Our mediumPriority handler wants to cover two main cases. First, we need to handle display messages sent to us, either from other players or from the game engine:
override def mediumPriority = { case Display(message) => currentState.foreach { state => { currentState.set(Full(state.copy(messages = message :: state.messages))) partialUpdate(updateMessages()) } } ... }
If we receive a new Display message, we update our state (using the ClientState case class's copy method) and then call partialUpdate. The partialUpdate method allows us to send arbitrary JavaScript commands to the client asynchronously to update the page. In our case, the updateMessages method uses JsCmds.SetHtml to replace the "messages" div with our new list of messages:
def updateMessages() : JsCmd = { currentState.is.map { state => JsCmds.SetHtml("messages", state.messages.reverse.flatMap{Text(_) ++ <br/>}) } openOr JsCmds.Noop }
Similarly, if we receive a new Prompt message, we update our state and use partialUpdate to not only render the new messages, but a new list of Choices, too:
override def mediumPriority = { ... case Prompt(newStatus, message, newChoices) => currentState.foreach { state => { // Optionally prepend the provided message val newMessages = message.map(_ :: state.messages) getOrElse state.messages currentState.set(Full(state.copy(status = newStatus, messages = newMessages, choices = newChoices))) partialUpdate(updateMessages() & updateChoices()) } } }
The updateChoices method is similar to updateMessages, except we can use the CSS transforms again on the "defaultHtml" member. This member is initialized to whatever the content of our Comet template tag is, so we can reuse it later. Remember that CSS transforms are really just NodeSeq => NodeSeq functions, which is why we can use "apply" to perform the transform in place:
def updateChoices() : JsCmd = { currentState.is.map { state => JsCmds.SetHtml("choices", ("#choices ^^" #> "ignore" & ".choice" #> generateChoices(state)).apply(defaultHtml) ) & JsCmds.SetHtml("status", Text(state.status)) } openOr JsCmds.Noop }
Wrapping Up
As you can see, we can add a lot of rich functionality with very little code.

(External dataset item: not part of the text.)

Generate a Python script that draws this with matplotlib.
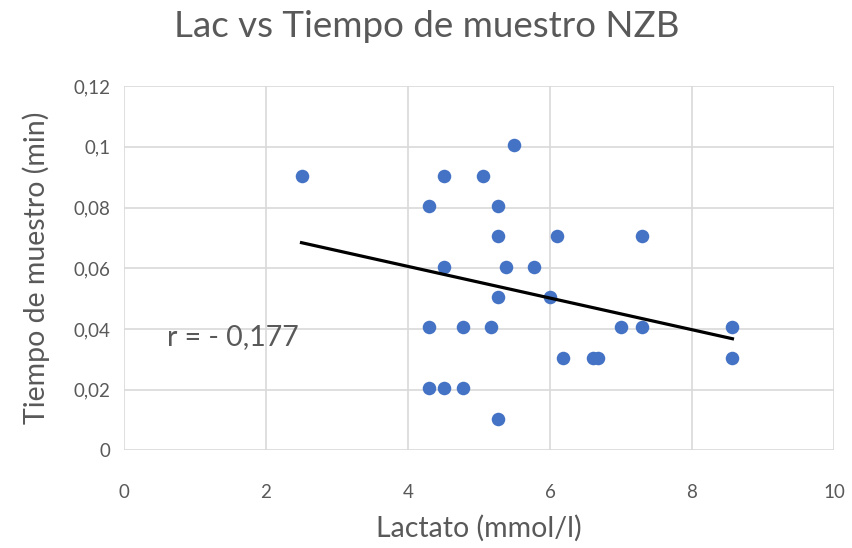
import matplotlib
matplotlib.use('Agg')
import matplotlib.pyplot as plt
from matplotlib.ticker import FuncFormatter, MultipleLocator
import numpy as np

plt.rcParams['font.family'] = ['Lato', 'DejaVu Sans']

# datos
lactato = [2.5, 4.5, 5.05, 5.5, 4.3, 5.27, 5.27, 6.1, 7.3, 4.5, 5.38, 5.78, 5.27, 6.0,
           4.3, 4.77, 5.17, 7.0, 7.3, 8.57, 6.18, 6.6, 6.68, 8.57, 4.3, 4.5, 4.77, 5.27]
tiempo = [0.0905, 0.0905, 0.0905, 0.1005, 0.0805, 0.0805, 0.0705, 0.0705, 0.0705, 0.0605,
          0.0605, 0.0605, 0.0505, 0.0505, 0.0405, 0.0405, 0.0405, 0.0405, 0.0405, 0.0405,
          0.0305, 0.0305, 0.0305, 0.0305, 0.0205, 0.0205, 0.0205, 0.0105]
r_texto = 'r = - 0,177'

gris = '#595959'
x = np.array(lactato)
y = np.array(tiempo)

fig = plt.figure(figsize=(8.53, 5.48), dpi=100)
ax = fig.add_axes([0.1454, 0.178, 0.8323, 0.665])

ax.scatter(x, y, s=95, color='#4472C4', zorder=3, linewidths=0)

# línea de tendencia lineal
m, b = np.polyfit(x, y, 1)
xt = np.array([x.min(), x.max()])
ax.plot(xt, m * xt + b, color='black', lw=2.3, zorder=4)

ax.text(0.6, 0.0372, r_texto, fontsize=20.5, color=gris, va='center', ha='left')

ax.set_xlim(0, 10)
ax.set_ylim(0, 0.12)
ax.xaxis.set_major_locator(MultipleLocator(2))
ax.yaxis.set_major_locator(MultipleLocator(0.02))
fmt = FuncFormatter(lambda v, p: ('%g' % round(v, 3)).replace('.', ','))
ax.xaxis.set_major_formatter(fmt)
ax.yaxis.set_major_formatter(fmt)

ax.grid(True, color='#d9d9d9', lw=1.2, zorder=0)
ax.set_axisbelow(True)
for s in ax.spines.values():
    s.set_visible(False)
ax.tick_params(length=0, labelsize=13.5, labelcolor=gris)
ax.tick_params(axis='y', pad=10)
ax.tick_params(axis='x', pad=24)

ax.set_xlabel('Lactato (mmol/l)', fontsize=20.5, color=gris, labelpad=10)
ax.set_ylabel('Tiempo de muestro (min)', fontsize=20.5, color=gris, labelpad=17)
fig.suptitle('Lac vs Tiempo de muestro NZB', fontsize=26.5, color=gris, y=0.982)

fig.savefig('out.png', dpi=100)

Excluding the game engine itself, the Comet actor is 170 lines of code including comments, and the template is about 30. We're able to perform any action that the game engine sends us, including customized chat with other players. Lift's use of the Actor model makes event-driven rendering simple and allows for some fantastic client-side functionality.
I hope that people find this post informative, and I welcome feedback. Happy Lifting!